:: Provided data ::
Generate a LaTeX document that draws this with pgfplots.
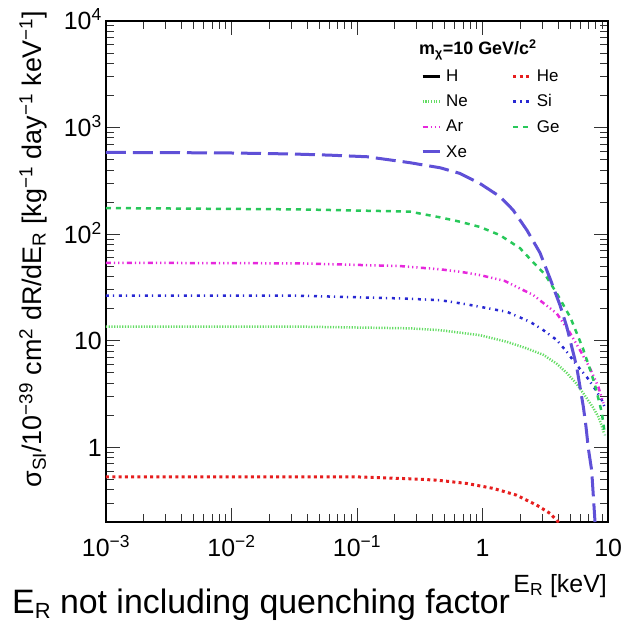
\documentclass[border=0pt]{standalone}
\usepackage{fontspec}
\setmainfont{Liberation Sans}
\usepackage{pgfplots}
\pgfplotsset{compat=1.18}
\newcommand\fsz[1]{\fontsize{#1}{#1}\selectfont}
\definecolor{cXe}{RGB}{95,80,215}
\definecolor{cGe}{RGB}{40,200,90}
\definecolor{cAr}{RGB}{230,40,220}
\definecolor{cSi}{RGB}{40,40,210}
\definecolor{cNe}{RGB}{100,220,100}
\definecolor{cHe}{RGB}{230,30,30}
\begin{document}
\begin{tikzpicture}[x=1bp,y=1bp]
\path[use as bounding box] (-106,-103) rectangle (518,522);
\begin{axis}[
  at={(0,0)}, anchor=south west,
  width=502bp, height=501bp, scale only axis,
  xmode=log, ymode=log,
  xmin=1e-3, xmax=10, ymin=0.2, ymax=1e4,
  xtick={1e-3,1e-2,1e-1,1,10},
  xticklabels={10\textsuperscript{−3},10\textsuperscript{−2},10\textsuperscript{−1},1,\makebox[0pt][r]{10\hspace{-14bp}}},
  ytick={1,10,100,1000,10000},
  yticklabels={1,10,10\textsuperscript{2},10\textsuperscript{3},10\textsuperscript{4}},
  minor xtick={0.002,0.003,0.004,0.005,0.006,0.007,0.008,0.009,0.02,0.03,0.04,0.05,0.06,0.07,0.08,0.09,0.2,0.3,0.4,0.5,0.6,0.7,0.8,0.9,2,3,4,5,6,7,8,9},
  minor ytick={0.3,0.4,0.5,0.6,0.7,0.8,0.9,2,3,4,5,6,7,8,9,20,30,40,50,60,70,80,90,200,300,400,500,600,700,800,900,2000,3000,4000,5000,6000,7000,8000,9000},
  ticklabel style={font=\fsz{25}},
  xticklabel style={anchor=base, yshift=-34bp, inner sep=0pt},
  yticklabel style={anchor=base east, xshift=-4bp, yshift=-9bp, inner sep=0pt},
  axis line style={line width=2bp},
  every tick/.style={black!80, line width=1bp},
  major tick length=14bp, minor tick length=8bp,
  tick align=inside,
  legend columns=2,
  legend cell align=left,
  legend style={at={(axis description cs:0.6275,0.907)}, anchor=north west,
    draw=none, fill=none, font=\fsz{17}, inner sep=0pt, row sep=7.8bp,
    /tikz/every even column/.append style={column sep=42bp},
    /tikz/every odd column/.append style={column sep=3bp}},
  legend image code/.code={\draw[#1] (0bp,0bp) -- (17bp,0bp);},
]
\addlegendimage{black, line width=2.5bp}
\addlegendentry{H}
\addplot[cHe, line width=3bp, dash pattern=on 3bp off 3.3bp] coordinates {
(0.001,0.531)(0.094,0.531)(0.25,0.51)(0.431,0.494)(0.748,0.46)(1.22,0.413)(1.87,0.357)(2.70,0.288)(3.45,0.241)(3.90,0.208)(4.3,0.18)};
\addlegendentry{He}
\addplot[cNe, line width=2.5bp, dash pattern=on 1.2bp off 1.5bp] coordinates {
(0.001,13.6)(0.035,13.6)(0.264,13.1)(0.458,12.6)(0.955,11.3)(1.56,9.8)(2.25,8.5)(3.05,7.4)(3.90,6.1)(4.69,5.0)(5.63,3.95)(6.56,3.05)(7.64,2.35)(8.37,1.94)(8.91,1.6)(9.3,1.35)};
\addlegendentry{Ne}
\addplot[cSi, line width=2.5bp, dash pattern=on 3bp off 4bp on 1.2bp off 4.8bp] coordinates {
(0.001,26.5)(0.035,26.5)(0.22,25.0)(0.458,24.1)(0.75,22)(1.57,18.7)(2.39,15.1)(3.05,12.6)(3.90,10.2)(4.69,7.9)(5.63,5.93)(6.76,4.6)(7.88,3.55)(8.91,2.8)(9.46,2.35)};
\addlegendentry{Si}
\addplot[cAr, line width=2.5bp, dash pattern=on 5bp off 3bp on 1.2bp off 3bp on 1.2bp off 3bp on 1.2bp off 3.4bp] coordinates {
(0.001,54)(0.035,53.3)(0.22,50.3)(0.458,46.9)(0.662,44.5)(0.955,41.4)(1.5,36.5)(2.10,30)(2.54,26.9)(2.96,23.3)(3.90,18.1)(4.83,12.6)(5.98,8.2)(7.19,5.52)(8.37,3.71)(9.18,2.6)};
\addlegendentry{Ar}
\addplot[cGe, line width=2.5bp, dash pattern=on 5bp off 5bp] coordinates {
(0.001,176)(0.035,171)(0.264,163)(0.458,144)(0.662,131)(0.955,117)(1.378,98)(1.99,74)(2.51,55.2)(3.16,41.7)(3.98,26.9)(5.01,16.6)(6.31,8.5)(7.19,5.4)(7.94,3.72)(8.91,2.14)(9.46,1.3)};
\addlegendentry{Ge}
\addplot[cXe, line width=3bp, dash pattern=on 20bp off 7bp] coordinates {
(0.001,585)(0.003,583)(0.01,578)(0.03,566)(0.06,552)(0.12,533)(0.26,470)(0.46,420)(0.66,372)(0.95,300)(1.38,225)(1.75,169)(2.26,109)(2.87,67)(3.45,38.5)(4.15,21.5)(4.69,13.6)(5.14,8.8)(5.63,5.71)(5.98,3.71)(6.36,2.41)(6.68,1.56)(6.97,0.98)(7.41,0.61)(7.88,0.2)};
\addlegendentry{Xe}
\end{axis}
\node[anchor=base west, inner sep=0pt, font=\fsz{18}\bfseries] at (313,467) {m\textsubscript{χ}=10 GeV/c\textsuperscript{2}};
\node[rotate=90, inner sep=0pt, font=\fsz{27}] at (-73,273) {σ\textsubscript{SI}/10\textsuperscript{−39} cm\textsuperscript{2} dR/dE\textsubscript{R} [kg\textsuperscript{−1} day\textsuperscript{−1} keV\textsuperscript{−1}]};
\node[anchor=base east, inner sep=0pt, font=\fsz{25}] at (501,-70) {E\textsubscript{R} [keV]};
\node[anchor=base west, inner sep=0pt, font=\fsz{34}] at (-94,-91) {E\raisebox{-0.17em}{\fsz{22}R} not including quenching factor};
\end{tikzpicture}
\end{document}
:::
Task goal: Repeat the data exactly, without the pictures.

Final result:
Generate a LaTeX document that draws this with pgfplots.
\documentclass[border=0pt]{standalone}
\usepackage{fontspec}
\setmainfont{Liberation Sans}
\usepackage{pgfplots}
\pgfplotsset{compat=1.18}
\newcommand\fsz[1]{\fontsize{#1}{#1}\selectfont}
\definecolor{cXe}{RGB}{95,80,215}
\definecolor{cGe}{RGB}{40,200,90}
\definecolor{cAr}{RGB}{230,40,220}
\definecolor{cSi}{RGB}{40,40,210}
\definecolor{cNe}{RGB}{100,220,100}
\definecolor{cHe}{RGB}{230,30,30}
\begin{document}
\begin{tikzpicture}[x=1bp,y=1bp]
\path[use as bounding box] (-106,-103) rectangle (518,522);
\begin{axis}[
  at={(0,0)}, anchor=south west,
  width=502bp, height=501bp, scale only axis,
  xmode=log, ymode=log,
  xmin=1e-3, xmax=10, ymin=0.2, ymax=1e4,
  xtick={1e-3,1e-2,1e-1,1,10},
  xticklabels={10\textsuperscript{−3},10\textsuperscript{−2},10\textsuperscript{−1},1,\makebox[0pt][r]{10\hspace{-14bp}}},
  ytick={1,10,100,1000,10000},
  yticklabels={1,10,10\textsuperscript{2},10\textsuperscript{3},10\textsuperscript{4}},
  minor xtick={0.002,0.003,0.004,0.005,0.006,0.007,0.008,0.009,0.02,0.03,0.04,0.05,0.06,0.07,0.08,0.09,0.2,0.3,0.4,0.5,0.6,0.7,0.8,0.9,2,3,4,5,6,7,8,9},
  minor ytick={0.3,0.4,0.5,0.6,0.7,0.8,0.9,2,3,4,5,6,7,8,9,20,30,40,50,60,70,80,90,200,300,400,500,600,700,800,900,2000,3000,4000,5000,6000,7000,8000,9000},
  ticklabel style={font=\fsz{25}},
  xticklabel style={anchor=base, yshift=-34bp, inner sep=0pt},
  yticklabel style={anchor=base east, xshift=-4bp, yshift=-9bp, inner sep=0pt},
  axis line style={line width=2bp},
  every tick/.style={black!80, line width=1bp},
  major tick length=14bp, minor tick length=8bp,
  tick align=inside,
  legend columns=2,
  legend cell align=left,
  legend style={at={(axis description cs:0.6275,0.907)}, anchor=north west,
    draw=none, fill=none, font=\fsz{17}, inner sep=0pt, row sep=7.8bp,
    /tikz/every even column/.append style={column sep=42bp},
    /tikz/every odd column/.append style={column sep=3bp}},
  legend image code/.code={\draw[#1] (0bp,0bp) -- (17bp,0bp);},
]
\addlegendimage{black, line width=2.5bp}
\addlegendentry{H}
\addplot[cHe, line width=3bp, dash pattern=on 3bp off 3.3bp] coordinates {
(0.001,0.531)(0.094,0.531)(0.25,0.51)(0.431,0.494)(0.748,0.46)(1.22,0.413)(1.87,0.357)(2.70,0.288)(3.45,0.241)(3.90,0.208)(4.3,0.18)};
\addlegendentry{He}
\addplot[cNe, line width=2.5bp, dash pattern=on 1.2bp off 1.5bp] coordinates {
(0.001,13.6)(0.035,13.6)(0.264,13.1)(0.458,12.6)(0.955,11.3)(1.56,9.8)(2.25,8.5)(3.05,7.4)(3.90,6.1)(4.69,5.0)(5.63,3.95)(6.56,3.05)(7.64,2.35)(8.37,1.94)(8.91,1.6)(9.3,1.35)};
\addlegendentry{Ne}
\addplot[cSi, line width=2.5bp, dash pattern=on 3bp off 4bp on 1.2bp off 4.8bp] coordinates {
(0.001,26.5)(0.035,26.5)(0.22,25.0)(0.458,24.1)(0.75,22)(1.57,18.7)(2.39,15.1)(3.05,12.6)(3.90,10.2)(4.69,7.9)(5.63,5.93)(6.76,4.6)(7.88,3.55)(8.91,2.8)(9.46,2.35)};
\addlegendentry{Si}
\addplot[cAr, line width=2.5bp, dash pattern=on 5bp off 3bp on 1.2bp off 3bp on 1.2bp off 3bp on 1.2bp off 3.4bp] coordinates {
(0.001,54)(0.035,53.3)(0.22,50.3)(0.458,46.9)(0.662,44.5)(0.955,41.4)(1.5,36.5)(2.10,30)(2.54,26.9)(2.96,23.3)(3.90,18.1)(4.83,12.6)(5.98,8.2)(7.19,5.52)(8.37,3.71)(9.18,2.6)};
\addlegendentry{Ar}
\addplot[cGe, line width=2.5bp, dash pattern=on 5bp off 5bp] coordinates {
(0.001,176)(0.035,171)(0.264,163)(0.458,144)(0.662,131)(0.955,117)(1.378,98)(1.99,74)(2.51,55.2)(3.16,41.7)(3.98,26.9)(5.01,16.6)(6.31,8.5)(7.19,5.4)(7.94,3.72)(8.91,2.14)(9.46,1.3)};
\addlegendentry{Ge}
\addplot[cXe, line width=3bp, dash pattern=on 20bp off 7bp] coordinates {
(0.001,585)(0.003,583)(0.01,578)(0.03,566)(0.06,552)(0.12,533)(0.26,470)(0.46,420)(0.66,372)(0.95,300)(1.38,225)(1.75,169)(2.26,109)(2.87,67)(3.45,38.5)(4.15,21.5)(4.69,13.6)(5.14,8.8)(5.63,5.71)(5.98,3.71)(6.36,2.41)(6.68,1.56)(6.97,0.98)(7.41,0.61)(7.88,0.2)};
\addlegendentry{Xe}
\end{axis}
\node[anchor=base west, inner sep=0pt, font=\fsz{18}\bfseries] at (313,467) {m\textsubscript{χ}=10 GeV/c\textsuperscript{2}};
\node[rotate=90, inner sep=0pt, font=\fsz{27}] at (-73,273) {σ\textsubscript{SI}/10\textsuperscript{−39} cm\textsuperscript{2} dR/dE\textsubscript{R} [kg\textsuperscript{−1} day\textsuperscript{−1} keV\textsuperscript{−1}]};
\node[anchor=base east, inner sep=0pt, font=\fsz{25}] at (501,-70) {E\textsubscript{R} [keV]};
\node[anchor=base west, inner sep=0pt, font=\fsz{34}] at (-94,-91) {E\raisebox{-0.17em}{\fsz{22}R} not including quenching factor};
\end{tikzpicture}
\end{document}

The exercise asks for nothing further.